Ping clocks up $13.2m Series A funding in bid to automate timekeeping

Automated legal timekeeping provider Ping has raised a $13.2 million Series A investment round led by Upfront Ventures. The now thirty-person San Francisco-based startup is attempting to make timesheets a thing of the past, by capturing and analysing time spent on tasks throughout the day. Clients include Mishcon de Reya, which has helped to facilitate Ping’s success by inviting it to participate in the firm’s accelerator MDR LABS. Mishcon is also an investor in the company.
Ping integrates with the programmes that lawyers use for billable work (including phones) to analyse where and how lawyers spend their time. Operating in the background, it can distinguish between personal and professional activities, suggest a narrative and select the correct billing code to automate timesheets.
“Timekeeping in the legal profession has remained virtually unchanged for decades, which means skilled attorneys are wasting time and money on unfulfilling, unproductive work,” said Kara Nortman, partner at Upfront Ventures. “Ryan and the Ping team have lived this problem and developed an elegant, highly technical solution to improve law firms’ work and efficiency. It’s just the tip of the iceberg given the number of industries Ping can serve in the future.”
On average, Ping says that its customers record an additional 32 billable minutes of legal work per attorney per day, resulting in an 11% increase in revenue. By accurately capturing data about where time is spent, Ping also helps firms price the flat-fee arrangements that are becoming increasingly popular with large clients.
“I’ve experienced first-hand the grind of filling out timesheets,” said Alda Leu Dennis, general partner at Initialized Capital and a former attorney. “It’s the least-favorite part of any lawyer’s job. No one wants to sit in their office counting up billable minutes instead of working on a big case or going home to family and friends. The feeling of sheer waste gets to you after a while. But with Ping, that’s not a problem. Ping takes away the drudgery of manual timekeeping and gives lawyers back all those precious hours.”

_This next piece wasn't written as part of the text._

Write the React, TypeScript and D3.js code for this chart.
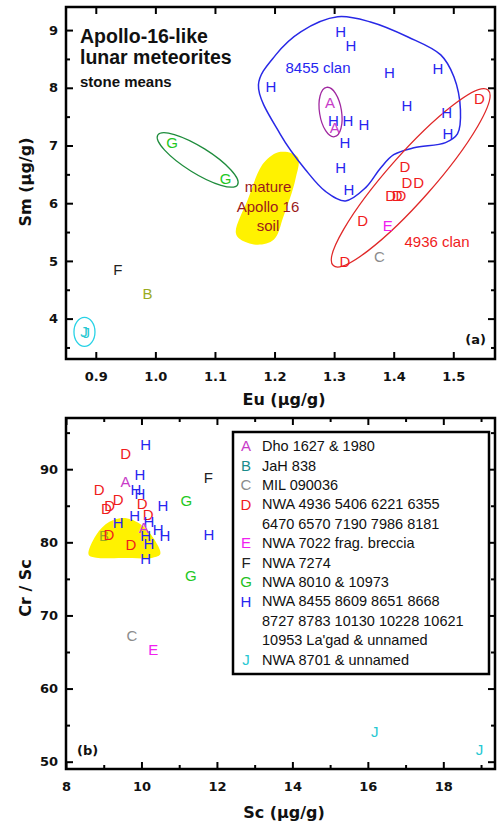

Ping will use its latest funding to hire and expand its team, which includes Somik Raha, a member of Ulu Ventures’ seed investment team who joined full time to lead Ping’s Deployment efforts, and Michael Mizono, who was the first product designer at Nest and left Google to join Ping as its head of design.
“We’ve partnered with Ping since our MDR LAB program in 2017 and it has been a delight to help them reimagine how timekeeping is done,” said Nick West, chief strategy officer at Mishcon de Reya, a 900-person law firm. “Ping transforms how our lawyers work.”
Ping says it plans to apply its machine learning-powered approach to the entire professional services market, starting with accounting and consulting.
“We as a society are obsessed with time, yet the one place we spend most of it — work — is a complete black box,” says Ping CEO Ryan Alshak. “Today, we can go into any law firm in the world and say that our system will better their lawyers’ lives, boost revenue, give clients more accurate and timely bills and offer management better insight into how to operate. But this is just the beginning. Our mission is to give back people their time, wherever they happen to work. We have a long way to go, but we won’t stop until we get there.”
The Series A saw participation from existing investors BoxGroup, First Round Capital, Initialized Capital and Ulu Ventures, following Ping’s $3.7 million seed-round investment in 2017. The Series A brings Ping’s total investment to $17.4 million.